Volenti Non Fit Injuria

Meaning of Volenti Non Fit Injuria:

  • Damage suffered by consent is not a cause of action.

Meaning Word by Word:

  • Volenti: Voluntarily
  • Non fit: Non-actionable
  • Injuria: Injury to private Legal Rights.


  • If a plaintiff has given his consent (free from coercion, fraud, misrepresentation, mistake, undue influence) to a legal act with the knowledge of the nature and extent of the risk involved, then he cannot complain against the act. This consent may be expressed or implied or by conduct.
  • If the consent was not there the act may amount to be a tort.
  • If the consent is not given, then any physical harm can be considered as an assault/battery. Example: A boxer participating in boxing match cannot sue opponent for injury because by participating in a match he had given his implied consent after knowing the possible injuries from the opponent. He cannot claim of assault by the opponent.
  • If the consent is not given, then the entry in private property can be considered as trespassing. If somebody is allowed in a property by the consent of the owner, the owner cannot sue that person on the basis of trespassing.

Case Laws

Where the maxim is applied?

Case – 1: Hall vs Brooklands Auto-Racing Club (1933) 1 K.B. 205     


  • There was an accident at the Brooklands Auto-Racing Club.
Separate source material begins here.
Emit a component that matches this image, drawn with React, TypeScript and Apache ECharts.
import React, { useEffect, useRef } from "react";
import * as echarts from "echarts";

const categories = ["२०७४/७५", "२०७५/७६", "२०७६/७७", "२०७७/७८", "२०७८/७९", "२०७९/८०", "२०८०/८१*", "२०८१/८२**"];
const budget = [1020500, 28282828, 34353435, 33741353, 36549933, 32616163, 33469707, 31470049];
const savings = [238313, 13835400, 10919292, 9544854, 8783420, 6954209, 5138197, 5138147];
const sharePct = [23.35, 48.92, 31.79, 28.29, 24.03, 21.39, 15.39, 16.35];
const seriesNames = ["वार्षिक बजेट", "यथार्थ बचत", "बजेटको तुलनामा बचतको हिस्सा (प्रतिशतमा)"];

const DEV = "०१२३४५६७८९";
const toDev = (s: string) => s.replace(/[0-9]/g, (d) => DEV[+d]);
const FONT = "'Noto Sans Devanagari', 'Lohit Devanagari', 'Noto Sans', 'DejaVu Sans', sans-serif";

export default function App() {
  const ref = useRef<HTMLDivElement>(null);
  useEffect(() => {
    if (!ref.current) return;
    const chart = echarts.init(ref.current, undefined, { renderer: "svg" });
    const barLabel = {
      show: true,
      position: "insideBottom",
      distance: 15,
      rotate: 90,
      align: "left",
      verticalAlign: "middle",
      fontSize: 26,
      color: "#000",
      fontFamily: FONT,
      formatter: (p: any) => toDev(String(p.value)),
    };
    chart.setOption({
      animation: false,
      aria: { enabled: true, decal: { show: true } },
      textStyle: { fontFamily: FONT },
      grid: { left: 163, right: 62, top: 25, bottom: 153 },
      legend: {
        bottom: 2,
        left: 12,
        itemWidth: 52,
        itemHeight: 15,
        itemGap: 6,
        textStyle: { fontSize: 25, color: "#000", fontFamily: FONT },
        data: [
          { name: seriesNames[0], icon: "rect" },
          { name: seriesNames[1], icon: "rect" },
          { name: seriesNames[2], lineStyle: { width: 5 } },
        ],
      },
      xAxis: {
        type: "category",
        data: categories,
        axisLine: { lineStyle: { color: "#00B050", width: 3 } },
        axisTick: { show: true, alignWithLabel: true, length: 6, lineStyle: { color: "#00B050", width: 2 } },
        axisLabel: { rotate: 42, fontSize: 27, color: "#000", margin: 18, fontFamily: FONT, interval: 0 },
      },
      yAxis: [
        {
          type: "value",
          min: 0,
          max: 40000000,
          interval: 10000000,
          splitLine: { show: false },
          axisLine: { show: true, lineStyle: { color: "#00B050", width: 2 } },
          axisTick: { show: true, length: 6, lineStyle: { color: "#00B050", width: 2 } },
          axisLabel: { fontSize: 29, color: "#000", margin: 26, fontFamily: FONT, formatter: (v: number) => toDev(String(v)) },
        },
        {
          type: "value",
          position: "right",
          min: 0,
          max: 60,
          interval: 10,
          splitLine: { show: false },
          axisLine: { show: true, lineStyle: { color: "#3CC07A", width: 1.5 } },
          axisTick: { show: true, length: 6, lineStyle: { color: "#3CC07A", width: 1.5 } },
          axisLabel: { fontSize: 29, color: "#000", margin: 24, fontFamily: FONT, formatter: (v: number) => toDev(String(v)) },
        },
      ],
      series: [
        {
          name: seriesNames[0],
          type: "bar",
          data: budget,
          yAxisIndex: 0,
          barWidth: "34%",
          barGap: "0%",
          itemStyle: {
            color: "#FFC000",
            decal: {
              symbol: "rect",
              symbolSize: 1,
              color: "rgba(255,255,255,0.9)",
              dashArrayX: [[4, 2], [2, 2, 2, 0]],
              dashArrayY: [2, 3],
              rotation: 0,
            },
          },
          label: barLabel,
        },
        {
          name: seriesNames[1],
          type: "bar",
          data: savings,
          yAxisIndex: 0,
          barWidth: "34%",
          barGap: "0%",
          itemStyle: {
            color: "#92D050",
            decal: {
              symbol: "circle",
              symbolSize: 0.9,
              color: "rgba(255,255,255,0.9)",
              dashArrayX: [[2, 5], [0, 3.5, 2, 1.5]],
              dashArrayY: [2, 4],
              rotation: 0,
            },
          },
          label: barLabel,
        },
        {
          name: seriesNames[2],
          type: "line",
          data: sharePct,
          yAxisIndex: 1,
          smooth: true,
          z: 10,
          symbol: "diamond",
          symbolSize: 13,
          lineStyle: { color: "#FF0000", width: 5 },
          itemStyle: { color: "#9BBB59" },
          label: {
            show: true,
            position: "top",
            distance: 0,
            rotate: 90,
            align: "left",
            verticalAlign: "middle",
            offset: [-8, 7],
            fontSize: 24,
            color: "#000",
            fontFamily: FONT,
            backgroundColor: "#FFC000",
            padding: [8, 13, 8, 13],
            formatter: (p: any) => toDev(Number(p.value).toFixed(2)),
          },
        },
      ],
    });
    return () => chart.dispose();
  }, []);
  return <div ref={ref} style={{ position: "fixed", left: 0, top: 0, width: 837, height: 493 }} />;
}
A racing car shot over a railing and killed two spectators. Hall (the plaintiff) and Brooklands Auto-Racing Club (the defendant) were the parties.

Legal Proceedings:

  • The plaintiff had a plea that it was negligence on the part of the driver of the racing car which shot over a railing and killed two spectators hence the kins of victims should be compensated.
  • The defendant proved that this was the first time such accident has taken place.
  • The Court also held that there was no negligence on the part of the driver of the racing car. Similarly, such types of danger to spectators were inherent in car racing. When spectators are purchasing tickets for such an event and joined the event as spectators they have implied consent about the knowledge of the nature and extent of the danger. The doctrine volenti non fit injuria is applicable. Hence the defendant is not liable for giving any compensation.
  • Basis of Decision: The victim has prior knowledge of probable risk. He gave is implied consent by buying the ticket and by the presence at the event, so it was a voluntary act on the part of the victim.
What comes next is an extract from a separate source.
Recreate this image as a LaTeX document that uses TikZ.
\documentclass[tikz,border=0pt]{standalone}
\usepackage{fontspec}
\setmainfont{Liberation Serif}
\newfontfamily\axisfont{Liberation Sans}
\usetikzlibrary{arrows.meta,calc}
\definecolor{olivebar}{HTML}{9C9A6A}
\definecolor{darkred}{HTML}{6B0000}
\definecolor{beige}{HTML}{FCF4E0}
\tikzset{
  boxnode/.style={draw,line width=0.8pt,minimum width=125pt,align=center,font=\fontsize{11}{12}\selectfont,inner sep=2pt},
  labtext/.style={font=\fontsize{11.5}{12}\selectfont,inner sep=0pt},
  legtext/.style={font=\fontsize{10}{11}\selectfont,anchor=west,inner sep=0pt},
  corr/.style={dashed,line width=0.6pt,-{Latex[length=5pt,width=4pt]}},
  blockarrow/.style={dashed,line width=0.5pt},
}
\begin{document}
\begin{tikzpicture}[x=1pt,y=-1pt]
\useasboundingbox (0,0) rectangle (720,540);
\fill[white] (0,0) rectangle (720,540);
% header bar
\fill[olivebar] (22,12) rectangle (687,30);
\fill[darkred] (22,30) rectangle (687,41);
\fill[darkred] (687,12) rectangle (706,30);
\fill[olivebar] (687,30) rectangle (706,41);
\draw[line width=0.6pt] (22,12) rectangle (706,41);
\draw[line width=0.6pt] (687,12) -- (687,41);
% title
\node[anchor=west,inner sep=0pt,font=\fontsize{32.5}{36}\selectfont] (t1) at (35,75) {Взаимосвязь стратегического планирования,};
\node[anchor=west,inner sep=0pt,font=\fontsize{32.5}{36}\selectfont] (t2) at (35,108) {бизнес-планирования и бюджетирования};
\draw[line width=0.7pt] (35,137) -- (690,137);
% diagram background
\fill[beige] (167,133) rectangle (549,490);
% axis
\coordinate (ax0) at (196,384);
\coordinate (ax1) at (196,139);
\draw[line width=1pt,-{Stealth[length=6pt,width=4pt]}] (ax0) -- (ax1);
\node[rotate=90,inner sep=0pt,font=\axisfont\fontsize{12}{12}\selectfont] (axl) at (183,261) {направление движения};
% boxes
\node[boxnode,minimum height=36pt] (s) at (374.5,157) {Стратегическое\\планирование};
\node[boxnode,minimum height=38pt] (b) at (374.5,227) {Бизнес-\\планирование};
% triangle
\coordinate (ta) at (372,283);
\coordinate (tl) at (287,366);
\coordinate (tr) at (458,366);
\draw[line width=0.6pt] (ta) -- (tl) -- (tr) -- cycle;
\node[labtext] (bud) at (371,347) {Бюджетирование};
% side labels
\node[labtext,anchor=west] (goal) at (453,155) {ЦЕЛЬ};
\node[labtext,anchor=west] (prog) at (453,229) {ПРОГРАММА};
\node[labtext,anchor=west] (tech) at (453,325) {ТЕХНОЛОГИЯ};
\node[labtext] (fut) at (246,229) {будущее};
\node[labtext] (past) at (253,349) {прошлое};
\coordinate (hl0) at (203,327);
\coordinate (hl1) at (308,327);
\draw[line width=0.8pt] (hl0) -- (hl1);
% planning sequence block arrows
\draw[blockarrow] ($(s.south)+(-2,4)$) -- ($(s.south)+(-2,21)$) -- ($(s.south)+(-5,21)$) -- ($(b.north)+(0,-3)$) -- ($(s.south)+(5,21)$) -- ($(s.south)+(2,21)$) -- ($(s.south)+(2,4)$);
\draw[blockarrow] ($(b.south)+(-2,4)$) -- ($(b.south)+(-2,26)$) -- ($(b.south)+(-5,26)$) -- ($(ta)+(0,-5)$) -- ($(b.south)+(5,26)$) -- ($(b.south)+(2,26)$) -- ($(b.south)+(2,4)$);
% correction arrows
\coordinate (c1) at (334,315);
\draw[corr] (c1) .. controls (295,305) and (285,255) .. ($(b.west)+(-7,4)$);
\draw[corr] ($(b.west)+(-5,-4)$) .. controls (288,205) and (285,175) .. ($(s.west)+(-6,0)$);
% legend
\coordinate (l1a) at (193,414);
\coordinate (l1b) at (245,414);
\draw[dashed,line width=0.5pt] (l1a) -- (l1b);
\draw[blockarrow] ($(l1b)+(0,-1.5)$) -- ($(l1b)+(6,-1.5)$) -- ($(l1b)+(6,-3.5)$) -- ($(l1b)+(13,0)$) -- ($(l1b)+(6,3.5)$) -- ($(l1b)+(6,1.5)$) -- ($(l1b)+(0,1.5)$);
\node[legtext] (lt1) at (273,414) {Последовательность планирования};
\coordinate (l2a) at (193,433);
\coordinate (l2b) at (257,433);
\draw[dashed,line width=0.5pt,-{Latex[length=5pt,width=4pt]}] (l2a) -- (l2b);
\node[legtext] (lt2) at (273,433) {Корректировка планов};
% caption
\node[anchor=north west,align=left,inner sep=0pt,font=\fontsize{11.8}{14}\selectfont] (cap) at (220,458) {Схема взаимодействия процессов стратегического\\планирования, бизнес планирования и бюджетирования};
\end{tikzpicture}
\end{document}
 Case – 2: Scalon v/s Wedger: 156 Moss. 462

Where the maxim is not applied?

Case – 1:   Dann v/s Hamilton (1939) 1 K.B. 146


  • Dann (the plaintiff) chose to travel in the car even after knowing that the driver of the car is under the influence of alcohol and there are chances of an accident. There was no compulsion to travel through that car driven either by necessity or something else. There was an accident and the plaintiff suffered injuries. The driver was killed. The plaintiff sued the driver’s personal representative Hamilton (the defendant), for damages.

Court Proceedings:

  • In the action against him, the defendant raised the defence of volenti non fit injuria. The plea of the defendant was when the plaintiff decided to travel through the car, she was knowing the driver was under the influence of the alcohol and there is a possibility of an accident, still she travelled through the car. It was under the free consent she was travelling through the car hence the maxim volenti non fit injuria should be applied and no compensation should be allowed to the plaintiff.
  • Court held that the defence of volenti non fit injuria does not apply to the tort of negligence. Hence the plaintiff was entitled for collecting damages.